USA Today, March 2024

Officials were turning Wednesday toward a key salvage operation that has implications for the port of Baltimore – removal of the massive wreckage left after a cargo ship hit Baltimore’s Francis Scott Key Bridge and sent it crashing into the river. Experts say the operation will be vital to reopening the busy port and may take weeks.

Bodies of two of the six missing construction workers from the Francis Scott Key Bridge collapse were recovered Wednesday, Maryland authorities said at an afternoon news conference. But the recovery operation to find four other missing workers who are presumed dead was ended due to the difficulty of finding them in the wreckage, authorities said.

Maryland state police Superintendent Roland Butler Jr. said the efforts will now transition from recovery to a salvage operation. The construction workers were on break at the time of the collapse and had been sitting in their trucks to warm up when the ship smashed into the bridge.

“Because of the superstructure surrounding what we believe are the vehicles, and the amount of concrete and debris, divers are no longer able to safely navigate or operate around that,” Butler said. “We firmly believe the vehicles are encased in the superstructure and concrete that we tragically saw come down.’’
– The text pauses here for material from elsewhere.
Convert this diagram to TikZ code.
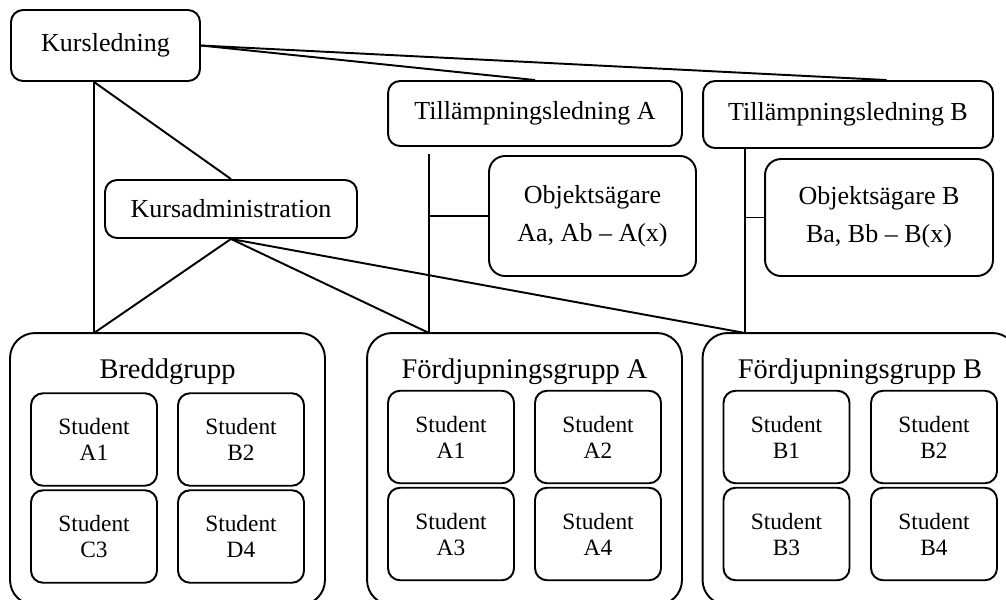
\documentclass[tikz,border=0pt]{standalone}
\usepackage{fontspec}
\setmainfont{Liberation Serif}
\usepackage{tikz}

\begin{document}
\begin{tikzpicture}[x=0.02cm, y=-0.02cm,
        box/.style={draw, line width=1.1pt, rounded corners=0.24cm, align=center, inner sep=0pt,
                    font=\fontsize{14.8}{21.6}\selectfont},
        owner/.style={box, rounded corners=0.32cm},
        group/.style={draw, line width=1.1pt, rounded corners=0.5cm, inner sep=0pt,
                      minimum width=6.3cm, minimum height=5.44cm},
        grouptitle/.style={inner sep=0pt, font=\fontsize{16.2}{19}\selectfont},
        student/.style={box, minimum width=2.52cm, minimum height=1.85cm,
                        font=\fontsize{13.3}{14.8}\selectfont},
        link/.style={line width=1.1pt}]
            % Frame to fix the page:
            \useasboundingbox                                             (0, 0) rectangle (1006, 599);
            \node[box,   minimum width=3.78cm, minimum height=1.42cm] (kursledning) at (105.5,  45.5) {Kursledning};
            \node[box,   minimum width=5.88cm, minimum height=1.30cm] (tillA)       at (535.0, 113.5) {Tillämpningsledning A};
            \node[box,   minimum width=5.80cm, minimum height=1.34cm] (tillB)       at (848.0, 114.5) {Tillämpningsledning B};
            \node[owner, minimum width=4.14cm, minimum height=2.40cm] (objA)        at (592.5, 216.0) {Objektsägare\\Aa, Ab – A(x)};
            \node[owner, minimum width=4.56cm, minimum height=2.34cm] (objB)        at (879.0, 217.5) {Objektsägare B\\Ba, Bb – B(x)};
            \node[box,   minimum width=5.04cm, minimum height=1.16cm] (kursadm)     at (231.0, 209.0) {Kursadministration};

            % Groups
            \node[group] (bredd) at (167.5, 469.0) {};
            \node[group] (fgA)   at (524.5, 469.0) {};
            \node[group] (fgB)   at (860.0, 469.0) {};
            \node[grouptitle] (bredd-title) at (167.5, 372.0) {Breddgrupp};
            \node[grouptitle] (fgA-title)   at (524.5, 372.0) {Fördjupningsgrupp A};
            \node[grouptitle] (fgB-title)   at (860.0, 372.0) {Fördjupningsgrupp B};

            \node[student] (brA1) at ( 94.0, 439.5) {Student\\A1};
            \node[student] (brB2) at (241.0, 439.5) {Student\\B2};
            \node[student] (brC3) at ( 94.0, 536.5) {Student\\C3};
            \node[student] (brD4) at (241.0, 536.5) {Student\\D4};
            \node[student] (faA1) at (451.0, 437.0) {Student\\A1};
            \node[student] (faA2) at (598.0, 437.0) {Student\\A2};
            \node[student] (faA3) at (451.0, 534.0) {Student\\A3};
            \node[student] (faA4) at (598.0, 534.0) {Student\\A4};
            \node[student] (fbB1) at (786.5, 437.0) {Student\\B1};
            \node[student] (fbB2) at (934.0, 437.0) {Student\\B2};
            \node[student] (fbB3) at (786.5, 534.0) {Student\\B3};
            \node[student] (fbB4) at (934.0, 534.0) {Student\\B4};

            % Joints on the group tops
            \coordinate (brtop) at ( 94, 333);
            \coordinate (fatop) at (429, 333);
            \coordinate (fbtop) at (745, 333);

            \draw[link] (kursledning.east)          -- (tillA.north);
            \draw[link] (kursledning.east)          -- ([xshift=22]tillB.north);
            \draw[link] (kursledning.south -| brtop) -- (brtop);
            \draw[link] (kursledning.south -| brtop) -- (kursadm.north);
            \draw[link] (kursadm.south)             -- (brtop);
            \draw[link] (kursadm.south)             -- (fatop);
            \draw[link] (kursadm.south)             -- (fbtop);
            \draw[link] ([yshift=-4]tillA.south -| fatop) -- (fatop);
            \draw[link] (objA.west -| fatop)        -- (objA.west);
            \draw[link] (tillB.south -| fbtop)      -- (fbtop);
            \draw[link] (objB.west -| fbtop)        -- (objB.west);
        \end{tikzpicture}
\end{document}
The Dali, which was carrying some 4,700 cargo containers as it departed the Baltimore port, hit one of the bridge’s support columns at about 1:30 a.m. on Tuesday, causing the bridge to immediately collapse into the Patapsco River. In the coming weeks, responders will need to assess the damage to the ship and free it from the wreckage of the bridge so they can safely clear it from the scene, then remove the debris from the bridge so that shipping operations can resume, said Stephen Frailey, a partner with the West Coast-based Pacific Maritime Group that helps with marine salvage and wreck removal.